Hey internet,
I've been working with some bulk RNA-seq data with 44 samples, and I noticed a handful of genes that have large log2-fold changes that were quite tantalizing. However, when visually inspected with plotCounts(), it's very clear that there are EXTREME outliers that are driving the effect.
For instance: ADAMTS1 (a neat little metallopeptidase gene) had raw counts between ~400 to ~2000 for almost all the samples; however, there is one sample that has ~150,000 counts, ~75x the next highest count. While I hoped that the Cook's Distance/Trimmed Mean Replacement algorithm in DESeq2 would take care of this, it didn't, and the gene came up as signifcant with a -3.74 log2-fold difference. Granted a bit of an indirect comparison, but the mean of the raw counts of my control is ~8000 with the outlier remaining and ~1000 with the outlier removed. By contrast, the mean of cases is ~990, suggesting that this gene is unlikely to be different when the outlier is removed.
DESeq2 obviously didn't replace this clear outlier which is >6SD from the mean, so I thought I'd try to replace it manually. I'm making my DESeq object (dds) from TXImport, so I tried to extract the count matrix and tried to re-enact the preceding code for DESeqDataSetFromTximport() with DESeqDataSetFromMatrix(). This way, I can manually change the count matrix before making the dds, which I can't figure out how to do in the Txi object. Alas, the resulting DEG tables were not equivalent, and so now I'm stuck.
Any suggestions?
#Regular DESeq2 with object renamed dds_txi
dds_txi <- DESeqDataSetFromTximport(txi.aff.FA, colData = sample_table_affective_FA, design = ~Batch + Gender + RIN + affective)
dds_txi$affective <- relevel(dds_txi$affective, ref = "control")
dds_txi <- DESeq(dds_txi)
res.txi <- results(dds_txi, alpha = 0.05)
#DESeq2 from count matrix
txi.aff.FA.counts <- txi.aff.FA$counts
txi.aff.FA.counts.round <- round(txi.aff.FA.counts)
mode(txi.aff.FA.counts.round) <- "integer"
dds_txi_count <- DESeqDataSetFromMatrix(txi.aff.FA.counts.round, colData = sample_table_affective_FA, design = ~Batch + Gender + RIN + affective)
dds_txi_count$affective <- relevel(dds_txi_count$affective, ref = "control")
dds_txi_count <- DESeq(dds_txi_count)
res.txi.count <- results(dds_txi_count, alpha = 0.05)

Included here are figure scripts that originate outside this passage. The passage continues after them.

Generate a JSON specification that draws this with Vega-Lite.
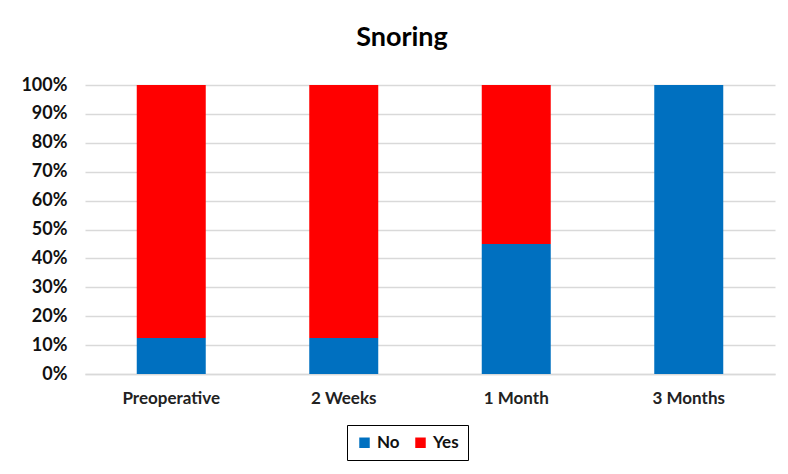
{
  "$schema": "https://vega.github.io/schema/vega-lite/v6.json",
  "width": 690,
  "height": 289,
  "autosize": {"type": "none"},
  "padding": {"left": 85, "top": 85, "right": 13, "bottom": 100},
  "background": "white",
  "title": {
    "text": "Snoring",
    "font": "Lato",
    "fontSize": 27,
    "fontWeight": "bold",
    "color": "black",
    "anchor": "middle",
    "dx": -28,
    "offset": 24
  },
  "data": {
    "values": [
      {"period": "Preoperative", "answer": "No", "pct": 0.125},
      {"period": "Preoperative", "answer": "Yes", "pct": 0.875},
      {"period": "2 Weeks", "answer": "No", "pct": 0.125},
      {"period": "2 Weeks", "answer": "Yes", "pct": 0.875},
      {"period": "1 Month", "answer": "No", "pct": 0.45},
      {"period": "1 Month", "answer": "Yes", "pct": 0.55},
      {"period": "3 Months", "answer": "No", "pct": 1.0},
      {"period": "3 Months", "answer": "Yes", "pct": 0.0}
    ]
  },
  "mark": {"type": "bar"},
  "encoding": {
    "x": {
      "field": "period",
      "type": "nominal",
      "sort": ["Preoperative", "2 Weeks", "1 Month", "3 Months"],
      "scale": {"paddingInner": 0.6, "paddingOuter": 0.3},
      "axis": {
        "title": null,
        "labelAngle": 0,
        "labelFont": "Lato",
        "labelFontSize": 17,
        "labelFontWeight": "bold",
        "labelColor": "#222",
        "labelPadding": 16,
        "ticks": false,
        "domainColor": "#d9d9d9",
        "domainWidth": 1.5
      }
    },
    "y": {
      "field": "pct",
      "type": "quantitative",
      "stack": "zero",
      "scale": {"domain": [0, 1]},
      "axis": {
        "title": null,
        "format": ".0%",
        "values": [0, 0.1, 0.2, 0.3, 0.4, 0.5, 0.6, 0.7, 0.8, 0.9, 1.0],
        "labelOverlap": false,
        "labelFont": "Lato",
        "labelFontSize": 18,
        "labelFontWeight": "bold",
        "labelColor": "#111",
        "labelPadding": 18,
        "ticks": false,
        "domain": false,
        "gridColor": "#d9d9d9",
        "gridWidth": 1.5
      }
    },
    "color": {
      "field": "answer",
      "type": "nominal",
      "scale": {"domain": ["No", "Yes"], "range": ["#0070c0", "#ff0000"]},
      "legend": {
        "title": null,
        "orient": "none",
        "legendX": 262,
        "legendY": 340,
        "direction": "horizontal",
        "symbolType": "square",
        "symbolSize": 110,
        "symbolStrokeWidth": 0,
        "labelFont": "Lato",
        "labelFontSize": 17,
        "labelFontWeight": "bold",
        "labelColor": "#111",
        "columnPadding": 12,
        "strokeColor": "black",
        "padding": 9
      }
    },
    "order": {"field": "answer", "sort": "ascending"}
  },
  "config": {"view": {"stroke": null}}
}
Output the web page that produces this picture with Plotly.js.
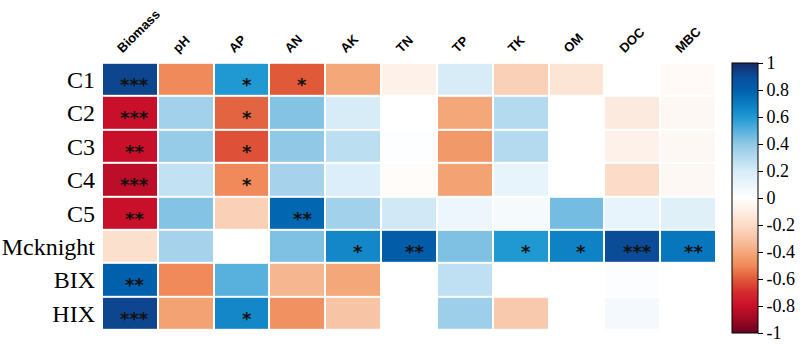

Yes! That is exactly why it is not doing the Trimmed Mean Replacement Procedure; RIN is a continous covariate. Thank you for noticing this. It makes more sense now.
I'm almost positive you're correct about why the two dds objects aren't the same as well. I was able to notice some of what made the two functions different but not enough to know that the lengths are used in downstream steps. My ability to follow and alter source code is very limited at my stage of working with R (or any programing language, object oriented or not).
I tried this approach of changing the count data in txi directly by repacing the outlier with the mean of the population without the outlier, and it worked just perfectly. One question that remains, however, is whether this will extend to other parts of the txi object like $abundance. My guess is probably not, but I'm curious if you know? Again, thanks!
No, it won't affect other areas. the
txi
"object" is just a list of matrices - nothing more fancy than that.